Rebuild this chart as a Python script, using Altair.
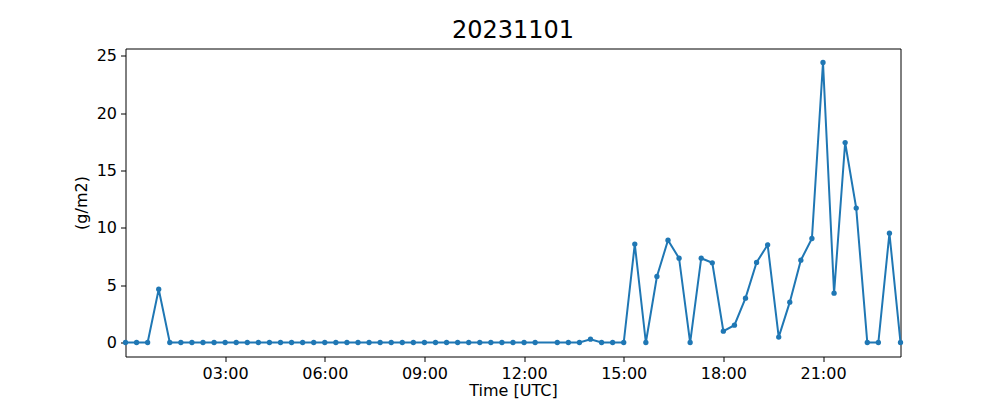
import altair as alt
import pandas as pd

times = [
    "00:00", "00:20", "00:40", "01:00", "01:20", "01:40", "02:00", "02:20", "02:40",
    "03:00", "03:20", "03:40", "04:00", "04:20", "04:40", "05:00", "05:20", "05:40",
    "06:00", "06:20", "06:40", "07:00", "07:20", "07:40", "08:00", "08:20", "08:40",
    "09:00", "09:20", "09:40", "10:00", "10:20", "10:40", "11:00", "11:20", "11:40",
    "12:00", "12:20", "13:00", "13:20", "13:40", "14:00", "14:20", "14:40",
    "15:00", "15:20", "15:40", "16:00", "16:20", "16:40", "17:00", "17:20", "17:40",
    "18:00", "18:20", "18:40", "19:00", "19:20", "19:40", "20:00", "20:20", "20:40",
    "21:00", "21:20", "21:40", "22:00", "22:20", "22:40", "23:00", "23:20",
]
values = [
    0, 0, 0, 4.65, 0, 0, 0, 0, 0,
    0, 0, 0, 0, 0, 0, 0, 0, 0,
    0, 0, 0, 0, 0, 0, 0, 0, 0,
    0, 0, 0, 0, 0, 0, 0, 0, 0,
    0, 0, 0, 0, 0, 0.29, 0, 0,
    0, 8.58, 0, 5.76, 8.92, 7.35, 0, 7.35, 6.95,
    0.99, 1.51, 3.87, 6.98, 8.52, 0.47, 3.52, 7.18, 9.07,
    24.42, 4.30, 17.44, 11.72, 0, 0, 9.53, 0,
]
x_ticks = [3, 6, 9, 12, 15, 18, 21]
y_ticks = [0, 5, 10, 15, 20, 25]

df = pd.DataFrame({"time": times, "value": values})
df["hour"] = df["time"].apply(lambda s: int(s[:2]) + int(s[3:]) / 60.0)

color = "#1f77b4"
font = "DejaVu Sans"

x = alt.X(
    "hour:Q",
    scale=alt.Scale(domain=[0, 23 + 1 / 3], nice=False, zero=False),
    axis=alt.Axis(
        values=x_ticks,
        labelExpr="(datum.value < 10 ? '0' : '') + datum.value + ':00'",
        title="Time [UTC]",
        grid=False,
        domain=False,
        tickColor="black",
        tickSize=5,
        labelPadding=4,
        titlePadding=1,
        labelFontSize=16,
        titleFontSize=16,
        titleFontWeight="normal",
        labelColor="black",
        titleColor="black",
        labelFont=font,
        titleFont=font,
    ),
)
y = alt.Y(
    "value:Q",
    scale=alt.Scale(domain=[-1.22, 25.64], nice=False, zero=False),
    axis=alt.Axis(
        values=y_ticks,
        title="(g/m2)",
        grid=False,
        domain=False,
        tickColor="black",
        tickSize=5,
        labelPadding=4,
        titlePadding=7,
        labelFontSize=16,
        titleFontSize=16,
        titleFontWeight="normal",
        labelColor="black",
        titleColor="black",
        labelFont=font,
        titleFont=font,
    ),
)

base = alt.Chart(df).encode(x=x, y=y)
line = base.mark_line(color=color, strokeWidth=2)
pts = base.mark_point(color=color, filled=True, size=28, opacity=1)

chart = (
    alt.layer(line, pts)
    .properties(
        width=775,
        height=308,
        background="white",
        title=alt.TitleParams(
            "20231101", fontSize=24, font=font, fontWeight="normal", color="black", offset=5
        ),
        autosize=alt.AutoSizeParams(type="none"),
        padding={"left": 117.5, "top": 40.5, "right": 91.5, "bottom": 43.5},
    )
    .configure_view(stroke="black", strokeWidth=1, strokeOpacity=1)
)

chart.save("out.html", embed_options={"renderer": "svg", "actions": False})
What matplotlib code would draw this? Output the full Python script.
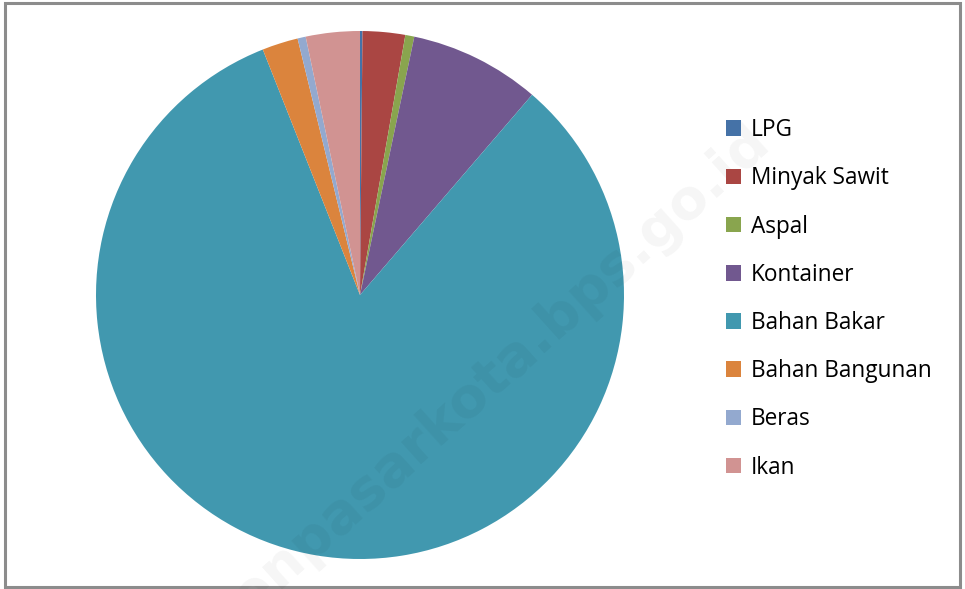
import matplotlib.pyplot as plt
from matplotlib.patches import Rectangle, Patch

labels = ["LPG", "Minyak Sawit", "Aspal", "Kontainer", "Bahan Bakar",
          "Bahan Bangunan", "Beras", "Ikan"]
shares = [0.15, 2.6, 0.55, 8.0, 82.7, 2.2, 0.5, 3.3]
colors = ["#4572A7", "#AA4643", "#89A54E", "#71588F", "#4198AF",
          "#DB843D", "#93A9CF", "#D19392"]

W, H = 965, 589
fig = plt.figure(figsize=(W / 100, H / 100), dpi=100)

# outer chart frame
fig.patches.append(Rectangle((5 / W, 2 / H), 955 / W, 584 / H, transform=fig.transFigure,
                             fill=False, edgecolor="#8c8c8c", linewidth=2.2))

cx, cy, r = 360, 295, 264
ax = fig.add_axes([(cx - r) / W, (H - cy - r) / H, 2 * r / W, 2 * r / H])
ax.pie(shares, colors=colors, startangle=90, counterclock=False,
       wedgeprops=dict(linewidth=0))
ax.set_xlim(-1, 1)
ax.set_ylim(-1, 1)
ax.set_aspect("equal")

handles = [Patch(facecolor=c, edgecolor="none") for c in colors]
fig.legend(handles, labels, loc="upper left", bbox_to_anchor=(717 / W, 1 - 109 / H),
           frameon=False, prop={"family": "Open Sans", "size": 16.3},
           handlelength=0.68, handleheight=0.68, handletextpad=0.42,
           labelspacing=1.07, borderaxespad=0)

# site watermark
fig.text(0.505, 0.35, "denpasarkota.bps.go.id", rotation=42, ha="center", va="center",
         fontsize=40, fontweight="bold", color="black", alpha=0.04,
         family="DejaVu Sans")

fig.savefig("out.png", dpi=100)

+===+

▶ **What this task involves**
Leave out the pictures and quote exactly the lines from the one where "What matplotlib code" appears to the one where "fig = plt.figure(figsize=(W" appears, both ends counted.

▶ **Solution for this exercise**
What matplotlib code would draw this? Output the full Python script.
import matplotlib.pyplot as plt
from matplotlib.patches import Rectangle, Patch

labels = ["LPG", "Minyak Sawit", "Aspal", "Kontainer", "Bahan Bakar",
          "Bahan Bangunan", "Beras", "Ikan"]
shares = [0.15, 2.6, 0.55, 8.0, 82.7, 2.2, 0.5, 3.3]
colors = ["#4572A7", "#AA4643", "#89A54E", "#71588F", "#4198AF",
          "#DB843D", "#93A9CF", "#D19392"]

W, H = 965, 589
fig = plt.figure(figsize=(W / 100, H / 100), dpi=100)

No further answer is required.